Suit Fabrics, Continued
In our last post, we talked about some of the fabric types you might run into when shopping for a suit. In this post, we continue with more fabric types.
Poplin Poplin is a lightweight plain-weave fabric, usually made from cotton. It is sometimes called tabinet. Because cotton dyes easily, suits made from poplin are available in a much broader variety of colors, including bright colors.
Seersucker Seersucker is woven in such a way that it puckers or crinkles along the white stripes which alternate with stripes or checks of other colors, typically blue, green or yellow. Because it is a thin cloth and its pucker makes it stand away from the skin, this is the quintessential fabric for summer suits.

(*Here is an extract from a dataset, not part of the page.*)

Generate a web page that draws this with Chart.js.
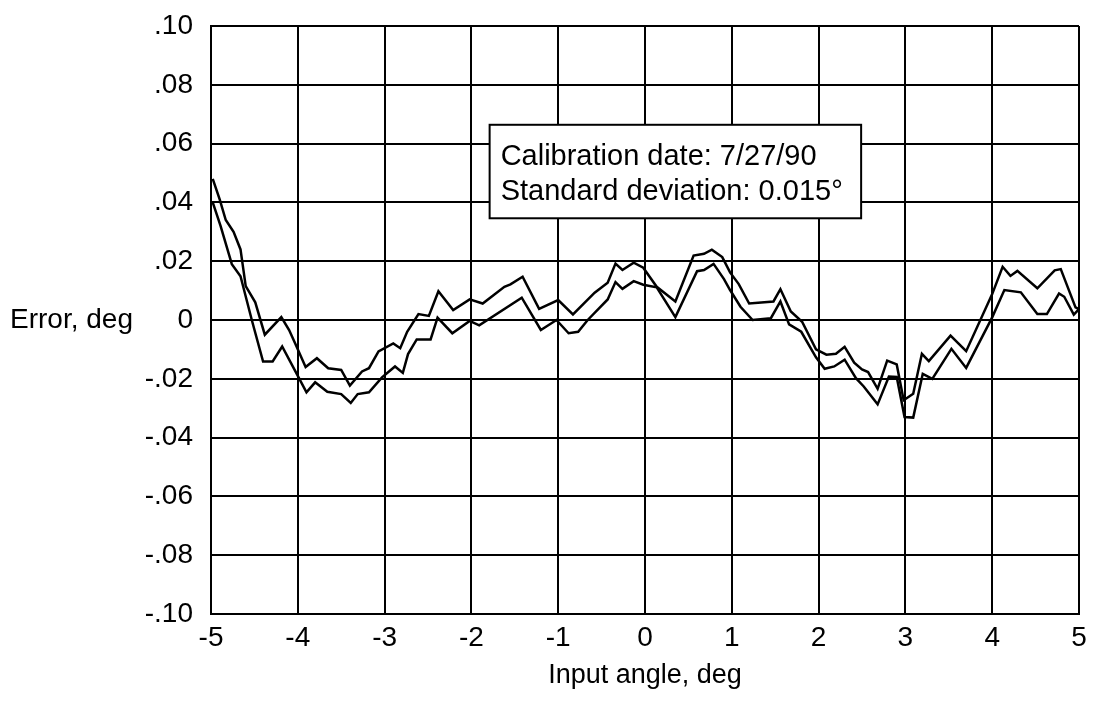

Sharkskin Originally a type of worsted wool, which is woven with two shades to furnish a two-toned appearance, modern sharkskin is often made with synthetic fibers which allow it to present a metallic sheen.
Tweed The word "tweed" comes from the Scots word for twill, as most tweed is woven in a twill pattern, such as herringbone and houndstooth. It has a nubbly feel and a characteristic heathered effect with different colored woolen strands twisted into the ply. Traditionally, tweeds were used for country clothes and shooting jackets, and they retain their air of "outdoorsiness".
Twill Twill is a weave of any fabric that features raised, diagonal ribs. Herringbone, houndstooth, denim, gabardine and serge are popular types of twill weaves.
Worsted Wool Worsted cloth is made from wool which has been carded, combed, and tightly spun into smooth, even fibers. Worsted wool is good for suit construction because it has a hard flat finish, resists wrinkles, and holds a nice crease.